Noi uomini contemporanei siamo assolutamente fuori da questa logica della povertà come figura del Signore: tutt’altro, noi predichiamo e pratichiamo ogni giorno la logica della perfezione, del rifiuto della sofferenza, del culto dell’immagine e del corpo, della ricerca della comodità e di una dimensione solo individualistica di vita.
Ci è difficile riconoscere il Signore. Forse possiamo talvolta intravederlo in una persona malata o sofferente, ma già è meno facile vederlo in un barbone malvestito, sporco e puzzolente o in uno zingaro, e ancora più difficile è vederlo in un carcerato: di fronte a queste situazioni fuggiamo o addirittura esprimiamo sdegno e disprezzo, evitando accuratamente di sporcarci le mani in alcun modo.

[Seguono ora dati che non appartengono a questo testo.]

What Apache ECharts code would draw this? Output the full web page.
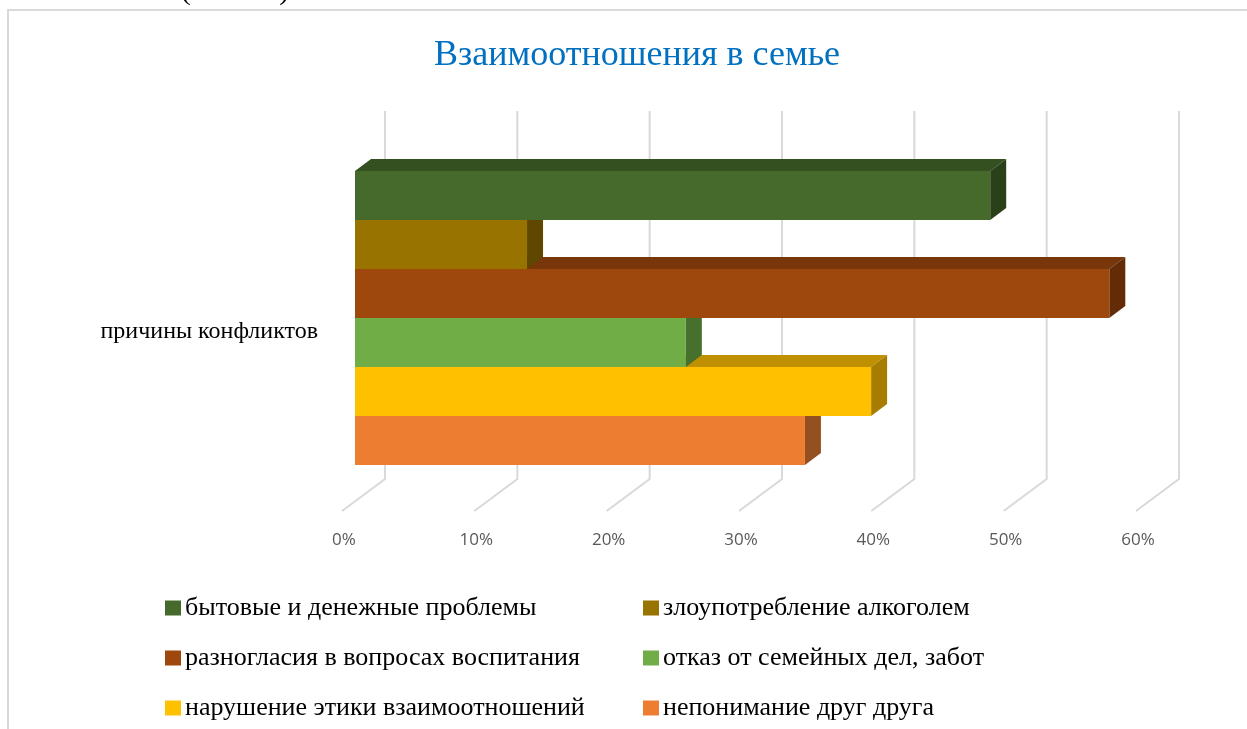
<!DOCTYPE html>
<html>
<head>
<meta charset="utf-8">
<title>Взаимоотношения в семье</title>
<style>
  html, body { margin: 0; padding: 0; background: #fff; overflow: hidden; }
  #chart { width: 1247px; height: 729px; }
</style>
<script src="https://cdn.jsdelivr.net/npm/echarts@6/dist/echarts.min.js"></script>
</head>
<body>
<div id="chart"></div>
<script>
const categories = ['причины конфликтов'];
const ticks = [0, 10, 20, 30, 40, 50, 60];

const seriesNames = [
  'бытовые и денежные проблемы',
  'злоупотребление алкоголем',
  'разногласия в вопросах воспитания',
  'отказ от семейных дел, забот',
  'нарушение этики взаимоотношений',
  'непонимание друг друга'
];
const seriesValues = [48, 13, 57, 25, 39, 34];

// front, top and side face of each bar
const frontColors = ['#466A2B', '#997300', '#9E480E', '#70AD47', '#FFC000', '#ED7D31'];
const topColors = ['#344F20', '#735600', '#78360B', '#548235', '#BF9000', '#B25E25'];
const sideColors = ['#2A4019', '#5F4700', '#632C06', '#47702C', '#A67D00', '#95501F'];

const serif = '"Liberation Serif", serif';

// 3D look, in pixels
const DEPTH_X = 16;
const DEPTH_Y = 12;
const BAR_H = 49;
const BARS_TOP = -161; // from the category centre down to the top of the first bar

const barSeries = seriesNames.map((name, i) => ({
  name: name,
  type: 'custom',
  coordinateSystem: 'cartesian2d',
  itemStyle: { color: frontColors[i] },
  encode: { x: 0, y: 1 },
  data: [[seriesValues[i], 0]],
  renderItem: (params, api) => {
    const zero = api.coord([0, api.value(1)]);
    const end = api.coord([api.value(0), api.value(1)]);
    const x0 = zero[0] + 11;
    const x1 = end[0] + 11;
    const y0 = zero[1] + BARS_TOP + i * BAR_H;
    const y1 = y0 + BAR_H;
    return {
      type: 'group',
      children: [
        {
          type: 'polygon',
          z2: 1,
          shape: { points: [[x0, y0], [x0 + DEPTH_X, y0 - DEPTH_Y], [x1 + DEPTH_X, y0 - DEPTH_Y], [x1, y0]] },
          style: { fill: topColors[i] }
        },
        {
          type: 'polygon',
          z2: 2,
          shape: { points: [[x1, y0], [x1 + DEPTH_X, y0 - DEPTH_Y], [x1 + DEPTH_X, y1 - DEPTH_Y], [x1, y1]] },
          style: { fill: sideColors[i] }
        },
        {
          type: 'rect',
          z2: 3,
          shape: { x: x0, y: y0, width: x1 - x0, height: BAR_H },
          style: { fill: frontColors[i] }
        }
      ]
    };
  }
}));

// back wall and floor lines
const wallSeries = {
  type: 'custom',
  coordinateSystem: 'cartesian2d',
  silent: true,
  z: 1,
  encode: { x: 0, y: 1 },
  data: ticks.map(t => [t, 0]),
  renderItem: (params, api) => {
    const p = api.coord([api.value(0), api.value(1)]);
    const x = p[0];
    const bottom = p[1] + 179;
    return {
      type: 'polyline',
      shape: { points: [[x + 41, p[1] - 221], [x + 41, bottom - 32], [x - 2, bottom]] },
      style: { fill: null, stroke: '#D9D9D9', lineWidth: 2 }
    };
  }
};

const legendCommon = {
  orient: 'vertical',
  top: 590,
  itemWidth: 16,
  itemHeight: 15,
  itemGap: 24,
  icon: 'rect',
  selectedMode: false,
  textStyle: { fontFamily: serif, fontSize: 26, color: '#000', padding: [0, 0, 0, -1], lineHeight: 24.5 }
};

const chart = echarts.init(document.getElementById('chart'));
chart.setOption({
  animation: false,
  backgroundColor: '#fff',
  title: {
    text: 'Взаимоотношения в семье',
    left: 632,
    textAlign: 'center',
    top: 33,
    textStyle: { fontFamily: serif, fontWeight: 'normal', fontSize: 36, color: '#0070C0' }
  },
  legend: [
    Object.assign({}, legendCommon, { left: 160, data: [seriesNames[0], seriesNames[2], seriesNames[4]] }),
    Object.assign({}, legendCommon, { left: 638, data: [seriesNames[1], seriesNames[3], seriesNames[5]] })
  ],
  grid: { left: 344, top: 153, width: 794, height: 358 },
  xAxis: {
    type: 'value',
    min: 0,
    max: 60,
    interval: 10,
    axisLine: { show: false },
    axisTick: { show: false },
    splitLine: { show: false },
    axisLabel: {
      formatter: '{value}%',
      margin: 21,
      fontFamily: '"Open Sans", sans-serif',
      fontSize: 17,
      color: '#595959'
    }
  },
  yAxis: {
    type: 'category',
    data: categories,
    axisLine: { show: false },
    axisTick: { show: false },
    axisLabel: { margin: 26, fontFamily: serif, fontSize: 24, color: '#000' }
  },
  graphic: [
    // tail of the document text above the chart, cut off by the crop
    {
      type: 'text',
      left: 10,
      top: -24,
      style: { text: 'заботам 25% (16 чел.).', font: '30px ' + serif, fill: '#000' }
    },
    {
      type: 'polyline',
      shape: { points: [[8, 729], [8, 10], [1247, 10]] },
      style: { fill: null, stroke: '#D9D9D9', lineWidth: 2 }
    }
  ],
  series: [wallSeries].concat(barSeries)
});
</script>
</body>
</html>
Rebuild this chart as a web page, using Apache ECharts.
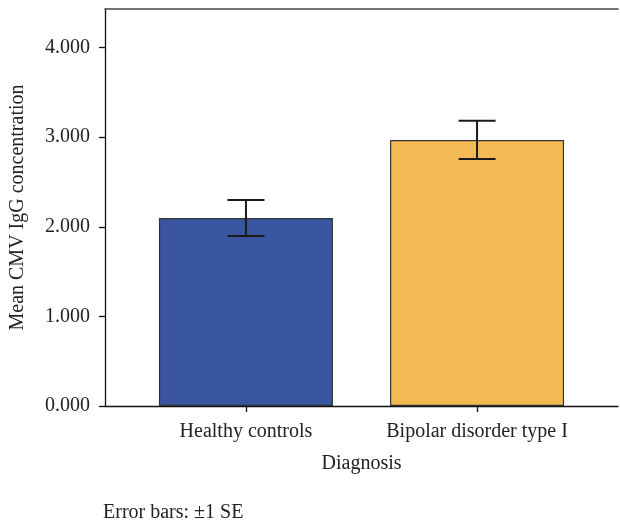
<!DOCTYPE html>
<html>
<head>
<meta charset="utf-8">
<script src="https://cdn.jsdelivr.net/npm/echarts@6/dist/echarts.min.js"></script>
<style>
html,body{margin:0;padding:0;background:#fff;}
#chart{width:620px;height:524px;}
</style>
</head>
<body>
<div id="chart"></div>
<script>
const categories = ['Healthy controls', 'Bipolar disorder type I'];
const means = [2.097, 2.969];
const standardErrors = [0.201, 0.214];
const barColors = ['#3a56a0', '#f4bb55'];
const yTicks = [0, 1, 2, 3, 4];

const FONT = '"Liberation Serif", "DejaVu Serif", serif';
const chart = echarts.init(document.getElementById('chart'));

const barData = categories.map((c, i) => ({
  value: [i + 1, means[i]],
  itemStyle: { color: barColors[i] }
}));
const errData = categories.map((c, i) => [i + 1, means[i] - standardErrors[i], means[i] + standardErrors[i]]);

chart.setOption({
  animation: false,
  backgroundColor: '#fff',
  grid: { left: 103, right: 2, top: 9, bottom: 118 },
  xAxis: [
    {
      type: 'value',
      min: 0.39, max: 2.61,
      name: 'Diagnosis',
      nameLocation: 'middle',
      nameGap: 48,
      nameTextStyle: { fontFamily: FONT, fontSize: 20, color: '#222' },
      splitLine: { show: false },
      axisLine: { show: true, lineStyle: { color: '#111', width: 1.3 } },
      axisTick: { show: true, length: 6, customValues: [1, 2], lineStyle: { color: '#111', width: 1.3 } },
      axisLabel: {
        customValues: [1, 2],
        margin: 16,
        fontFamily: FONT, fontSize: 20, color: '#222',
        formatter: v => categories[Math.round(v) - 1] || ''
      }
    },
    {
      type: 'value',
      position: 'top',
      min: 0.39, max: 2.61,
      splitLine: { show: false },
      axisLine: { show: true, onZero: false, lineStyle: { color: '#444', width: 1.5 } },
      axisTick: { show: false },
      axisLabel: { show: false }
    }
  ],
  yAxis: {
    type: 'value',
    min: 0, max: 4.43,
    name: 'Mean CMV IgG concentration',
    nameLocation: 'middle',
    nameGap: 77,
    nameTextStyle: { fontFamily: FONT, fontSize: 20, color: '#222' },
    splitLine: { show: false },
    axisLine: { show: true, lineStyle: { color: '#111', width: 1.3 } },
    axisTick: { show: true, length: 6, customValues: yTicks, lineStyle: { color: '#111', width: 1.3 } },
    axisLabel: {
      customValues: yTicks,
      margin: 15,
      fontFamily: FONT, fontSize: 20, color: '#222',
      formatter: v => v.toFixed(3)
    }
  },
  series: [
    {
      type: 'bar',
      data: barData,
      barWidth: 174,
      itemStyle: { borderColor: '#333', borderWidth: 1.2 }
    },
    {
      type: 'custom',
      data: errData,
      z: 10,
      renderItem: function (params, api) {
        const x = api.value(0);
        const lo = api.coord([x, api.value(1)]);
        const hi = api.coord([x, api.value(2)]);
        const hw = 18.5;
        const style = { stroke: '#1a1a1a', lineWidth: 2 };
        return {
          type: 'group',
          children: [
            { type: 'line', shape: { x1: lo[0], y1: lo[1], x2: hi[0], y2: hi[1] }, style },
            { type: 'line', shape: { x1: lo[0] - hw, y1: lo[1], x2: lo[0] + hw, y2: lo[1] }, style },
            { type: 'line', shape: { x1: hi[0] - hw, y1: hi[1], x2: hi[0] + hw, y2: hi[1] }, style }
          ]
        };
      }
    }
  ],
  graphic: [
    {
      type: 'text',
      left: 103,
      top: 503,
      style: { text: 'Error bars: \u00b11 SE', font: '20px ' + FONT, fill: '#222' }
    }
  ]
});
</script>
</body>
</html>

Eppure Lui è proprio lì, in loro, e attende di ricevere da noi almeno un briciolo di quella misericordia che ci ha elargito con tanta abbondanza.
Ci dice il Signore che non c’è differenza tra Lui e un affamato, un assetato, un forestiero, un povero svestito, un malato, un carcerato.
Infatti “Egli da ricco che era si è fatto povero” nascendo in una mangiatoia, ha sofferto fame e sete nel deserto, è stato rifiutato dai suoi concittadini, è stato spogliato perfino della sua tunica, è stato ferito e maltrattato, ed è stato fatto ingiustamente prigioniero e condannato a morte.
Madre Teresa di Calcutta apriva le cinque dita della mano per ricordare le cinque parole che conducono alla Vita eterna: “Lo avete fatto a Me”.